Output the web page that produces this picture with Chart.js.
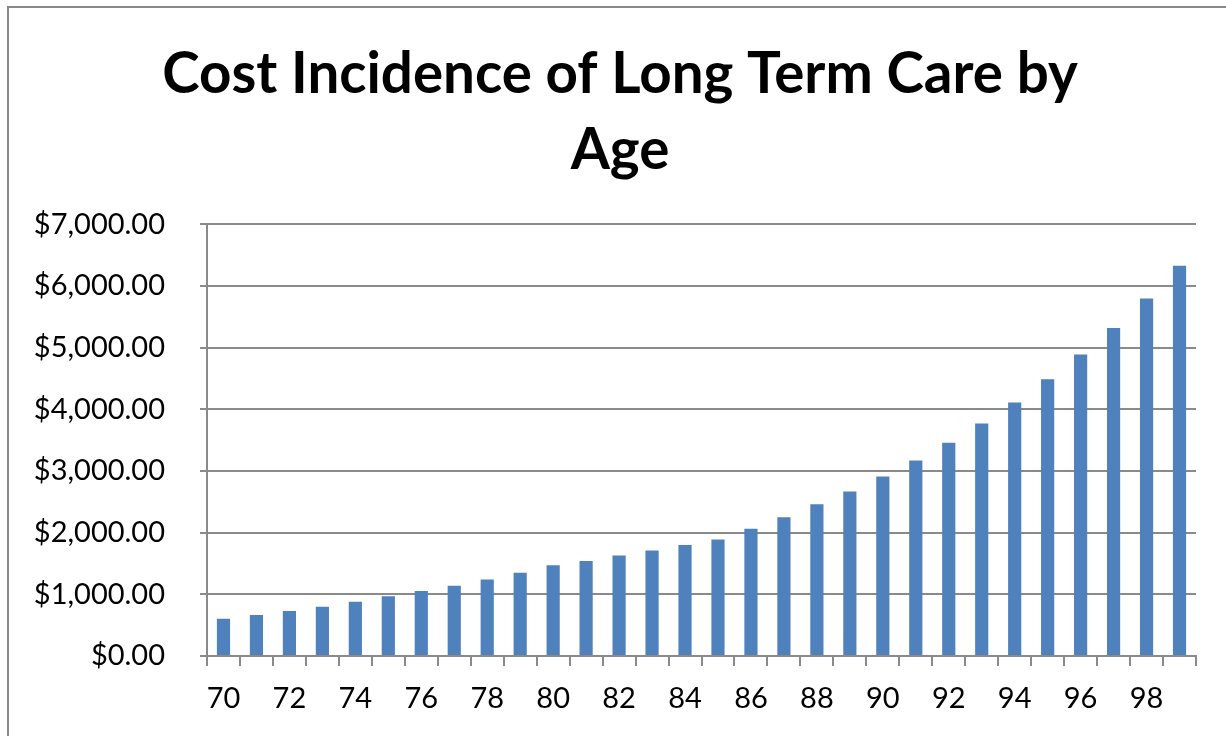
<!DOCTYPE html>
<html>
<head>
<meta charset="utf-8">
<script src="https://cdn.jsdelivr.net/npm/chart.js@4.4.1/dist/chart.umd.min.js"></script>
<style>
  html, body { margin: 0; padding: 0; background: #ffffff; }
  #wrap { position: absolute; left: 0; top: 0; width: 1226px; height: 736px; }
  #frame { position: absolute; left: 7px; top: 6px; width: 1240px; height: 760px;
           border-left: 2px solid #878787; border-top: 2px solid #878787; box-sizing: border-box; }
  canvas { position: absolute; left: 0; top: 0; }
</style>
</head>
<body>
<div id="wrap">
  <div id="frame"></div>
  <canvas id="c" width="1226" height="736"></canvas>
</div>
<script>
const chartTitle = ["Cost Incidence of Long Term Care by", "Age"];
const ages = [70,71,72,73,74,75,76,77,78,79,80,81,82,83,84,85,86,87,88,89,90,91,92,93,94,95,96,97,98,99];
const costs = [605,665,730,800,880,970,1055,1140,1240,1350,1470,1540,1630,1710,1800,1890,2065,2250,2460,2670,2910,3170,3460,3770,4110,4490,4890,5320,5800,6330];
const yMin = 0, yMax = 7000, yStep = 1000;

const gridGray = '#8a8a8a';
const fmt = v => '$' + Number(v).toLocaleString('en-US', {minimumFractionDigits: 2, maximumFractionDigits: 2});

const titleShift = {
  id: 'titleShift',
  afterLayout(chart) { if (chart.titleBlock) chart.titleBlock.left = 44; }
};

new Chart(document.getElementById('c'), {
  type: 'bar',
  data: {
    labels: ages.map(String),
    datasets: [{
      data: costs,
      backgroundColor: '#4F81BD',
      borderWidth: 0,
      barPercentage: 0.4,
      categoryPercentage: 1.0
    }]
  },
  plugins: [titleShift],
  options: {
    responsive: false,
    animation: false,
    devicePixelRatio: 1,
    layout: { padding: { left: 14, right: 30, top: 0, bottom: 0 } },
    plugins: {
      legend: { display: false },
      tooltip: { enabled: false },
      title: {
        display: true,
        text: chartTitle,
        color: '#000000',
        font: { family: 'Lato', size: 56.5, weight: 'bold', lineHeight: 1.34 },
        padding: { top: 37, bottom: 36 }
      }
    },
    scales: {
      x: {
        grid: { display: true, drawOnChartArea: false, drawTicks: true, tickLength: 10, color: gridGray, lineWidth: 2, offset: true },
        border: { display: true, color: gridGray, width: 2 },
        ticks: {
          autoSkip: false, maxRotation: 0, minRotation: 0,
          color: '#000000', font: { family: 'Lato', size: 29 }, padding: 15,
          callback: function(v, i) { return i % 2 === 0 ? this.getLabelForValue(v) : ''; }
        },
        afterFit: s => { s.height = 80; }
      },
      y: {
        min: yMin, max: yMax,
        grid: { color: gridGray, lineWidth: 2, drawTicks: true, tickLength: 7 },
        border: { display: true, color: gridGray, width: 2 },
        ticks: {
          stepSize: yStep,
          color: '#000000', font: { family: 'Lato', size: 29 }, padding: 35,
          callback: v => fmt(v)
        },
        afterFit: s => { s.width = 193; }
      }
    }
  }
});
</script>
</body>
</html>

Requirement: Transcribe the listing in full and omit the pictures.

Task result:
Output the web page that produces this picture with Chart.js.
<!DOCTYPE html>
<html>
<head>
<meta charset="utf-8">
<script src="https://cdn.jsdelivr.net/npm/chart.js@4.4.1/dist/chart.umd.min.js"></script>
<style>
  html, body { margin: 0; padding: 0; background: #ffffff; }
  #wrap { position: absolute; left: 0; top: 0; width: 1226px; height: 736px; }
  #frame { position: absolute; left: 7px; top: 6px; width: 1240px; height: 760px;
           border-left: 2px solid #878787; border-top: 2px solid #878787; box-sizing: border-box; }
  canvas { position: absolute; left: 0; top: 0; }
</style>
</head>
<body>
<div id="wrap">
  <div id="frame"></div>
  <canvas id="c" width="1226" height="736"></canvas>
</div>
<script>
const chartTitle = ["Cost Incidence of Long Term Care by", "Age"];
const ages = [70,71,72,73,74,75,76,77,78,79,80,81,82,83,84,85,86,87,88,89,90,91,92,93,94,95,96,97,98,99];
const costs = [605,665,730,800,880,970,1055,1140,1240,1350,1470,1540,1630,1710,1800,1890,2065,2250,2460,2670,2910,3170,3460,3770,4110,4490,4890,5320,5800,6330];
const yMin = 0, yMax = 7000, yStep = 1000;

const gridGray = '#8a8a8a';
const fmt = v => '$' + Number(v).toLocaleString('en-US', {minimumFractionDigits: 2, maximumFractionDigits: 2});

const titleShift = {
  id: 'titleShift',
  afterLayout(chart) { if (chart.titleBlock) chart.titleBlock.left = 44; }
};

new Chart(document.getElementById('c'), {
  type: 'bar',
  data: {
    labels: ages.map(String),
    datasets: [{
      data: costs,
      backgroundColor: '#4F81BD',
      borderWidth: 0,
      barPercentage: 0.4,
      categoryPercentage: 1.0
    }]
  },
  plugins: [titleShift],
  options: {
    responsive: false,
    animation: false,
    devicePixelRatio: 1,
    layout: { padding: { left: 14, right: 30, top: 0, bottom: 0 } },
    plugins: {
      legend: { display: false },
      tooltip: { enabled: false },
      title: {
        display: true,
        text: chartTitle,
        color: '#000000',
        font: { family: 'Lato', size: 56.5, weight: 'bold', lineHeight: 1.34 },
        padding: { top: 37, bottom: 36 }
      }
    },
    scales: {
      x: {
        grid: { display: true, drawOnChartArea: false, drawTicks: true, tickLength: 10, color: gridGray, lineWidth: 2, offset: true },
        border: { display: true, color: gridGray, width: 2 },
        ticks: {
          autoSkip: false, maxRotation: 0, minRotation: 0,
          color: '#000000', font: { family: 'Lato', size: 29 }, padding: 15,
          callback: function(v, i) { return i % 2 === 0 ? this.getLabelForValue(v) : ''; }
        },
        afterFit: s => { s.height = 80; }
      },
      y: {
        min: yMin, max: yMax,
        grid: { color: gridGray, lineWidth: 2, drawTicks: true, tickLength: 7 },
        border: { display: true, color: gridGray, width: 2 },
        ticks: {
          stepSize: yStep,
          color: '#000000', font: { family: 'Lato', size: 29 }, padding: 35,
          callback: v => fmt(v)
        },
        afterFit: s => { s.width = 193; }
      }
    }
  }
});
</script>
</body>
</html>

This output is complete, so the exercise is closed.